主なしぐさ Main Polite Gestures

【傘かしげ】(kasa kashige)
[Tilt your umbrella]
On rainy days, when passing another person, be mindful not to drip water on them by making sure to tilt your umbrella outwardly (away from the other person).

【肩引き】 (kata hiki)
[Pull in your shoulders]
When passing another person on the street, make sure to pull your left shoulder toward the shoulder of the road.
(NB remember that you walk on the left side in Japan).

【時泥棒】(toki dorobou)
[(Don’t be a) Time thief]
Showing up at someone’s place without announcement, being late to an appointment, or actions that waste the other person’s time are unforgivable sins.

【うかつあやまり】(ukatsu ayamari)
[Be the first to apologize]
Even if it was the other person that stomped on your foot, be prompt in apologizing:
“I’m sorry, my distraction caused it”.
In this way the air will clear immediately and the good atmosphere will be kept.

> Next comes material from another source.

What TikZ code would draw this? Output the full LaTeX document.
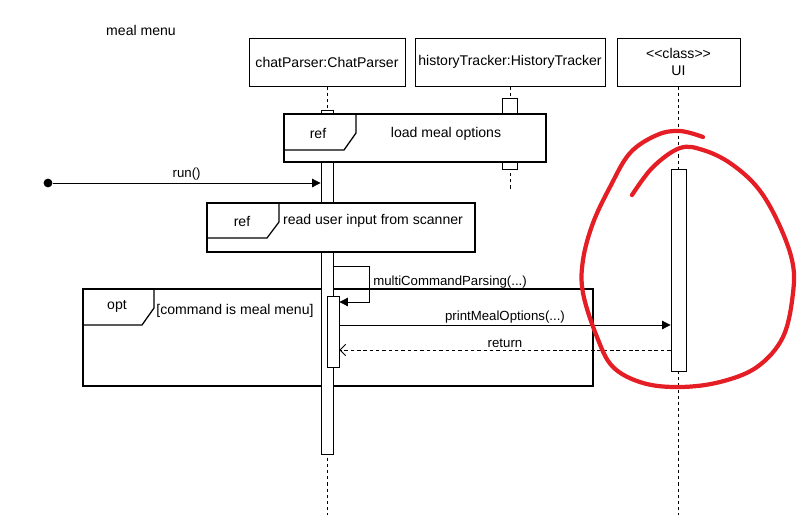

【七三の道】 (shichisan no michi)
[7:3 road]
Don’t walk in the middle of the street, but walk as if to occupy only 30% of it and leave the 70% for other people and emergencies.

【こぶし腰浮かせ】 (kobushi koshi ukase)
[Rise one fist high]
: 乗合船などで後から来る人のためにこぶし一つ分腰を浮かせて席を作ること。
In preparation for other people getting on the boat, be ready to move to create another place by keeping your body one fist high from the seat.

【逆らいしぐさ】 (sakarai shigusa)
[(Don’t be) Oppositional]
Don’t start sentences with “But” and “However”, as listening to the caring words of the elderly will aide you in growing as a person.
However at times, your respectful actions might even provide enlightened to them.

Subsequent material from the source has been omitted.